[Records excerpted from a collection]
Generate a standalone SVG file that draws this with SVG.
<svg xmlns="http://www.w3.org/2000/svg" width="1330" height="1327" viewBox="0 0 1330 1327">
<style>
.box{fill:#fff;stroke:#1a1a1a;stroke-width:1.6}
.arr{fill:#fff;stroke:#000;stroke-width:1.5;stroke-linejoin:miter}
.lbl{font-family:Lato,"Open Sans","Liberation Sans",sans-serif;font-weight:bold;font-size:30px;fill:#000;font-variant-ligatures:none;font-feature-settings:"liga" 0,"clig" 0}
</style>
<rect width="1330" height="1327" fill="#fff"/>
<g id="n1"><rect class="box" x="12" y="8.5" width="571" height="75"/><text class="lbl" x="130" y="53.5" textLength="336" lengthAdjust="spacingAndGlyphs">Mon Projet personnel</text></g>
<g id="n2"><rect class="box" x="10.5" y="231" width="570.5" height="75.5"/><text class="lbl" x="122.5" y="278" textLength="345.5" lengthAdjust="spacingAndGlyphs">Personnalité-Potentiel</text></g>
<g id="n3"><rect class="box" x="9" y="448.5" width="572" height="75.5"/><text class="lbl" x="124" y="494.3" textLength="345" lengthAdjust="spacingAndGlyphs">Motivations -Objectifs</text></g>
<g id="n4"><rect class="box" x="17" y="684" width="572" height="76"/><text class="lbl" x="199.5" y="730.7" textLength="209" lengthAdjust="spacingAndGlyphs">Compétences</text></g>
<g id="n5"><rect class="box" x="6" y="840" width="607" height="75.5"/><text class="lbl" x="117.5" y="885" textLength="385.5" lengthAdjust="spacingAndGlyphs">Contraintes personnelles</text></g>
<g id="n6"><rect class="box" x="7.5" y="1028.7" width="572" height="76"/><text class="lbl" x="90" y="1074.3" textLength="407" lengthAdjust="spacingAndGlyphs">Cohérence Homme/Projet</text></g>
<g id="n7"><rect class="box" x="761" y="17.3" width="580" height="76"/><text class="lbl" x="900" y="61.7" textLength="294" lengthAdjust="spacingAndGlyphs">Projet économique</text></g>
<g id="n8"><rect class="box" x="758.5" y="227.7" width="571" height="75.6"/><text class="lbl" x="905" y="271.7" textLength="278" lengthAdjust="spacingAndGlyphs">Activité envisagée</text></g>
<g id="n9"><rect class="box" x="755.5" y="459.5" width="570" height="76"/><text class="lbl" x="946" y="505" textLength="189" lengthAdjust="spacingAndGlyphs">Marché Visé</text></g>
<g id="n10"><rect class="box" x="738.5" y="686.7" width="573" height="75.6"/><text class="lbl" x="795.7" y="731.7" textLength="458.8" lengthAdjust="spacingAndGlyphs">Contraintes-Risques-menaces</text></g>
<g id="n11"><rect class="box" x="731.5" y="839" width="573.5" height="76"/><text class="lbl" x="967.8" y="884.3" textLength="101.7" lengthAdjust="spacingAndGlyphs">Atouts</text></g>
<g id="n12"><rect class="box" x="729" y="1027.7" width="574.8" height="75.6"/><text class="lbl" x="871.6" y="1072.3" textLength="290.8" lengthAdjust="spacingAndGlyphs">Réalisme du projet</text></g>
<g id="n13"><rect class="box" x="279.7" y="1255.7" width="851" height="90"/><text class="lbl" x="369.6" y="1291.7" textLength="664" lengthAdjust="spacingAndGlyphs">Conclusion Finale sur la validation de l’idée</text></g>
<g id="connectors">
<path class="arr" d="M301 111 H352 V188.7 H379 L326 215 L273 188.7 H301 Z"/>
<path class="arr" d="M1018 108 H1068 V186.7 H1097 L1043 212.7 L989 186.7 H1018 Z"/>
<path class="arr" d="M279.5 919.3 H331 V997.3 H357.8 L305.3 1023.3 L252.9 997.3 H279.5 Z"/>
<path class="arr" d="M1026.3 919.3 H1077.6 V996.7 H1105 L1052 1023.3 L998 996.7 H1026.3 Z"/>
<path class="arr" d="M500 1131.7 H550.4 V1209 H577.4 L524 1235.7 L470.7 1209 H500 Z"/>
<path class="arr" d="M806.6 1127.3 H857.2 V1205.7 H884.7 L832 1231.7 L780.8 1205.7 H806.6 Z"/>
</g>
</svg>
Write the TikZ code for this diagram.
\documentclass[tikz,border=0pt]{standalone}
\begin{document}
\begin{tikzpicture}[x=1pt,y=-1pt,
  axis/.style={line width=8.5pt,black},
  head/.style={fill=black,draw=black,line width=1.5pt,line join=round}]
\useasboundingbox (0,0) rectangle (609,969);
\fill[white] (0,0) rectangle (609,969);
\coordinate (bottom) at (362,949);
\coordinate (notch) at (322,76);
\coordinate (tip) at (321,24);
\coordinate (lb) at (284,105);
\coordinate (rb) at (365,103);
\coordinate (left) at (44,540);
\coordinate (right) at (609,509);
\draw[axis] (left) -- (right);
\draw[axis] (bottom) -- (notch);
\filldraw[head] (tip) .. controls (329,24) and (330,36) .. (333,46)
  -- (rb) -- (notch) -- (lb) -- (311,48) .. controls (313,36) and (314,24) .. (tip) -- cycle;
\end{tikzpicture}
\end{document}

Goal of the exercise. Every entry above should be retyped exactly as shown.

The response.
Generate a standalone SVG file that draws this with SVG.
<svg xmlns="http://www.w3.org/2000/svg" width="1330" height="1327" viewBox="0 0 1330 1327">
<style>
.box{fill:#fff;stroke:#1a1a1a;stroke-width:1.6}
.arr{fill:#fff;stroke:#000;stroke-width:1.5;stroke-linejoin:miter}
.lbl{font-family:Lato,"Open Sans","Liberation Sans",sans-serif;font-weight:bold;font-size:30px;fill:#000;font-variant-ligatures:none;font-feature-settings:"liga" 0,"clig" 0}
</style>
<rect width="1330" height="1327" fill="#fff"/>
<g id="n1"><rect class="box" x="12" y="8.5" width="571" height="75"/><text class="lbl" x="130" y="53.5" textLength="336" lengthAdjust="spacingAndGlyphs">Mon Projet personnel</text></g>
<g id="n2"><rect class="box" x="10.5" y="231" width="570.5" height="75.5"/><text class="lbl" x="122.5" y="278" textLength="345.5" lengthAdjust="spacingAndGlyphs">Personnalité-Potentiel</text></g>
<g id="n3"><rect class="box" x="9" y="448.5" width="572" height="75.5"/><text class="lbl" x="124" y="494.3" textLength="345" lengthAdjust="spacingAndGlyphs">Motivations -Objectifs</text></g>
<g id="n4"><rect class="box" x="17" y="684" width="572" height="76"/><text class="lbl" x="199.5" y="730.7" textLength="209" lengthAdjust="spacingAndGlyphs">Compétences</text></g>
<g id="n5"><rect class="box" x="6" y="840" width="607" height="75.5"/><text class="lbl" x="117.5" y="885" textLength="385.5" lengthAdjust="spacingAndGlyphs">Contraintes personnelles</text></g>
<g id="n6"><rect class="box" x="7.5" y="1028.7" width="572" height="76"/><text class="lbl" x="90" y="1074.3" textLength="407" lengthAdjust="spacingAndGlyphs">Cohérence Homme/Projet</text></g>
<g id="n7"><rect class="box" x="761" y="17.3" width="580" height="76"/><text class="lbl" x="900" y="61.7" textLength="294" lengthAdjust="spacingAndGlyphs">Projet économique</text></g>
<g id="n8"><rect class="box" x="758.5" y="227.7" width="571" height="75.6"/><text class="lbl" x="905" y="271.7" textLength="278" lengthAdjust="spacingAndGlyphs">Activité envisagée</text></g>
<g id="n9"><rect class="box" x="755.5" y="459.5" width="570" height="76"/><text class="lbl" x="946" y="505" textLength="189" lengthAdjust="spacingAndGlyphs">Marché Visé</text></g>
<g id="n10"><rect class="box" x="738.5" y="686.7" width="573" height="75.6"/><text class="lbl" x="795.7" y="731.7" textLength="458.8" lengthAdjust="spacingAndGlyphs">Contraintes-Risques-menaces</text></g>
<g id="n11"><rect class="box" x="731.5" y="839" width="573.5" height="76"/><text class="lbl" x="967.8" y="884.3" textLength="101.7" lengthAdjust="spacingAndGlyphs">Atouts</text></g>
<g id="n12"><rect class="box" x="729" y="1027.7" width="574.8" height="75.6"/><text class="lbl" x="871.6" y="1072.3" textLength="290.8" lengthAdjust="spacingAndGlyphs">Réalisme du projet</text></g>
<g id="n13"><rect class="box" x="279.7" y="1255.7" width="851" height="90"/><text class="lbl" x="369.6" y="1291.7" textLength="664" lengthAdjust="spacingAndGlyphs">Conclusion Finale sur la validation de l’idée</text></g>
<g id="connectors">
<path class="arr" d="M301 111 H352 V188.7 H379 L326 215 L273 188.7 H301 Z"/>
<path class="arr" d="M1018 108 H1068 V186.7 H1097 L1043 212.7 L989 186.7 H1018 Z"/>
<path class="arr" d="M279.5 919.3 H331 V997.3 H357.8 L305.3 1023.3 L252.9 997.3 H279.5 Z"/>
<path class="arr" d="M1026.3 919.3 H1077.6 V996.7 H1105 L1052 1023.3 L998 996.7 H1026.3 Z"/>
<path class="arr" d="M500 1131.7 H550.4 V1209 H577.4 L524 1235.7 L470.7 1209 H500 Z"/>
<path class="arr" d="M806.6 1127.3 H857.2 V1205.7 H884.7 L832 1231.7 L780.8 1205.7 H806.6 Z"/>
</g>
</svg>
Write the TikZ code for this diagram.
\documentclass[tikz,border=0pt]{standalone}
\begin{document}
\begin{tikzpicture}[x=1pt,y=-1pt,
  axis/.style={line width=8.5pt,black},
  head/.style={fill=black,draw=black,line width=1.5pt,line join=round}]
\useasboundingbox (0,0) rectangle (609,969);
\fill[white] (0,0) rectangle (609,969);
\coordinate (bottom) at (362,949);
\coordinate (notch) at (322,76);
\coordinate (tip) at (321,24);
\coordinate (lb) at (284,105);
\coordinate (rb) at (365,103);
\coordinate (left) at (44,540);
\coordinate (right) at (609,509);
\draw[axis] (left) -- (right);
\draw[axis] (bottom) -- (notch);
\filldraw[head] (tip) .. controls (329,24) and (330,36) .. (333,46)
  -- (rb) -- (notch) -- (lb) -- (311,48) .. controls (313,36) and (314,24) .. (tip) -- cycle;
\end{tikzpicture}
\end{document}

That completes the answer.